Katharina Mayer wandte sich mit ihren oft langfristig angelegten künstlerischen Projekten den Menschen zu, dem Porträt und der Identität, den Kindheitsmustern und der Familie, oft in Auseinandersetzung mit den kulturhistorischen Traditionen und Konventionen. Der expressionistischen Malerin Paula Modersohn-Becker oder der schwarzen und linken US-Aktivistin Angela Davis widmete sie sich und lotete dabei die Möglichkeiten und Grenzen der Fotografie als künstlerisches Medium aus. Aber auch eine Art Ikonografie von wiedererkennbaren Zeichen der Kunstgeschichte, von Sprache, Theorie, Film und Video beschäftigt sie.
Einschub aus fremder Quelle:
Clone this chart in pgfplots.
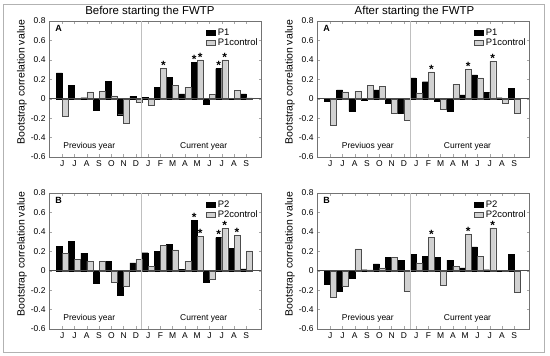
\documentclass[border=0pt]{standalone}
\usepackage{pgfplots}
\pgfplotsset{compat=1.18}
\usepackage{pgfplotstable}
\usepackage{fontspec}
\setmainfont{Liberation Sans}

\pgfplotstableread{
x p c sp sc
0 0.265 -0.18 {} {}
1 0.14 -0.005 {} {}
2 0.01 0.07 {} {}
3 -0.12 0.08 {} {}
4 0.18 0.03 {} {}
5 -0.165 -0.25 {} {}
6 0.025 -0.04 {} {}
7 0.015 -0.07 {} {}
8 0.115 0.31 {} *
9 0.22 0.14 {} {}
10 0.05 0.12 {} {}
11 0.375 0.40 * *
12 -0.06 0.045 {} {}
13 0.31 0.40 * *
14 -0.005 0.085 {} {}
15 0.05 0.01 {} {}
}\TL

\pgfplotstableread{
x p c sp sc
0 -0.03 -0.27 {} {}
1 0.09 0.07 {} {}
2 -0.13 0.075 {} {}
3 -0.015 0.135 {} {}
4 0.09 0.13 {} {}
5 -0.045 -0.145 {} {}
6 -0.15 -0.22 {} {}
7 0.215 0.06 {} {}
8 0.175 0.275 {} *
9 -0.03 -0.11 {} {}
10 -0.13 0.15 {} {}
11 0.04 0.305 {} *
12 0.245 0.215 {} {}
13 0.065 0.385 {} *
14 0.01 -0.05 {} {}
15 0.11 -0.145 {} {}
}\TR

\pgfplotstableread{
x p c sp sc
0 0.25 0.18 {} {}
1 0.30 0.12 {} {}
2 0.18 0.10 {} {}
3 -0.13 0.095 {} {}
4 0.10 -0.115 {} {}
5 -0.25 -0.16 {} {}
6 0.08 0.12 {} {}
7 0.185 0.045 {} {}
8 0.20 0.26 {} {}
9 0.27 0.215 {} {}
10 0.015 0.10 {} {}
11 0.52 0.355 * *
12 -0.12 -0.09 {} {}
13 0.34 0.435 * *
14 0.23 0.365 {} *
15 0.02 0.205 {} {}
}\BL

\pgfplotstableread{
x p c sp sc
0 -0.14 -0.27 {} {}
1 -0.215 -0.16 {} {}
2 -0.075 0.225 {} {}
3 0.01 0.01 {} {}
4 0.07 0.03 {} {}
5 0.14 0.14 {} {}
6 0.11 -0.215 {} {}
7 0.17 0.08 {} {}
8 0.145 0.345 {} *
9 0.14 -0.145 {} {}
10 0.11 0.045 {} {}
11 0.03 0.375 {} *
12 0.245 0.145 {} {}
13 0.01 0.44 {} *
14 -0.01 -0.005 {} {}
15 0.17 -0.225 {} {}
}\BR

\pgfplotsset{
  panel/.style={
    scale only axis, width=212bp, height=136bp,
    anchor=south west,
    xmin=-1.08, xmax=16.2, ymin=-0.6, ymax=0.8,
    ybar=0pt, bar width=6bp,
    xtick={0,1,2,3,4,5,6,7,8,9,10,11,12,13,14,15},
    xticklabels={J,J,A,S,O,N,D,J,F,M,A,M,J,J,A,S},
    ytick={-0.6,-0.4,-0.2,0,0.2,0.4,0.6,0.8},
    yticklabels={-0.6,-0.4,-0.2,0,0.2,0.4,0.6,0.8},
    tick label style={font=\fontsize{8.5}{9}\selectfont},
    axis line style={black!55},
    tick style={black!35, thin},
    major tick length=2.5bp,
    tick align=inside,
    clip=false,
    legend style={draw=none, fill=none, at={(rel axis cs:0.995,0.96)}, anchor=north east,
      font=\fontsize{9.5}{9.5}\selectfont, inner sep=0pt, row sep=-2pt,
      /tikz/every odd column/.append style={column sep=0pt}},
    legend cell align=left,
    legend image code/.code={\draw[#1] (0bp,-2.5bp) rectangle (9bp,2.5bp);},
    nodes near coords={\textbf{\pgfplotspointmeta}},
    every node near coord/.append style={font=\fontsize{12}{12}\selectfont, inner sep=0.5pt, yshift=-2bp},
    point meta=explicit symbolic,
  },
  blk/.style={fill=black, draw=black, line width=0.4pt},
  gry/.style={fill=black!18, draw=black!70, line width=0.4pt},
}

\newcommand\decor[3]{%
  \draw[black!70, line width=0.6pt] (axis cs:-1.08,0) -- (axis cs:16.2,0);
  \draw[black!25, line width=1pt] (axis cs:6.5,-0.6) -- (axis cs:6.5,0.8);
  \node[font=\fontsize{9}{9}\selectfont\bfseries] at (rel axis cs:0.045,0.945) {#1};
  \node[font=\fontsize{8.5}{9}\selectfont] at (rel axis cs:#2,0.075) {#3};
  \node[rotate=90, font=\fontsize{10.5}{11}\selectfont] at ([xshift=-27bp]rel axis cs:0,0.55) {Bootstrap correlation value};
}

\begin{document}
\begin{tikzpicture}
\useasboundingbox (0,0) rectangle (550bp,356bp);
\draw[black!30, line width=0.8pt] (3bp,4bp) rectangle (544bp,352bp);

% Top left
\begin{axis}[panel, at={(49bp,199bp)}]
\addplot[blk] table[x=x, y=p, meta=sp] {\TL};
\addplot[gry] table[x=x, y=c, meta=sc] {\TL};
\legend{P1,P1control}
\decor{A}{0.19}{Previous year}
\node[font=\fontsize{8.5}{9}\selectfont] at (rel axis cs:0.73,0.075) {Current year};
\node[font=\fontsize{11.5}{12}\selectfont, anchor=south] at ([yshift=0.5bp]rel axis cs:0.476,1) {Before starting the FWTP};
\end{axis}

% Top right
\begin{axis}[panel, at={(317bp,199bp)}]
\addplot[blk] table[x=x, y=p, meta=sp] {\TR};
\addplot[gry] table[x=x, y=c, meta=sc] {\TR};
\legend{P1,P1control}
\decor{A}{0.24}{Previuos year}
\node[font=\fontsize{8.5}{9}\selectfont] at (rel axis cs:0.71,0.075) {Current year};
\node[font=\fontsize{11.5}{12}\selectfont, anchor=south] at ([yshift=0.5bp]rel axis cs:0.46,1) {After starting the FWTP};
\end{axis}

% Bottom left
\begin{axis}[panel, at={(49bp,27bp)}]
\addplot[blk] table[x=x, y=p, meta=sp] {\BL};
\addplot[gry] table[x=x, y=c, meta=sc] {\BL};
\legend{P2,P2control}
\decor{B}{0.19}{Previous year}
\node[font=\fontsize{8.5}{9}\selectfont] at (rel axis cs:0.73,0.075) {Current year};
\end{axis}

% Bottom right
\begin{axis}[panel, at={(317bp,27bp)}]
\addplot[blk] table[x=x, y=p, meta=sp] {\BR};
\addplot[gry] table[x=x, y=c, meta=sc] {\BR};
\legend{P2,P2control}
\decor{B}{0.24}{Previous year}
\node[font=\fontsize{8.5}{9}\selectfont] at (rel axis cs:0.71,0.075) {Current year};
\end{axis}
\end{tikzpicture}
\end{document}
Auch der aus Heilbronn stammende Berliner Maler Jens Wolf (*1967) knüpft ganz bewusst an kunstgeschichtliche Leitbilder an. Allerdings sind das nicht Ikonen aus tiefer Vergangenheit, sondern die Chiffren einer nun schon klassischen Avantgarde Bei ihm sind es die Pioniere der reinen Abstraktion wie ein Piet Mondrian oder ein Frank Stella. Deren formalistische Reduktionen versucht er zu aktualisieren und in Bewegung zu bringen.
Mit ebenso behutsamen wie deutlichen Mitteln brechen die Bilder von Jens Wolf die geschlossene Strenge solcher Vor-Bilder auf. Die vielleicht schon zum Musealen erstarrten Motive dieses künstlerischen Epochenbruchs bringt Jens Wolf als Zitate und Fragmente in eine neue, ganz eigene Bewegung – vielleicht sogar zum Tanzen. Das Revolutionäre darf ihm nicht erstarren, sondern muss zu neuen malerischen Entdeckungen führen.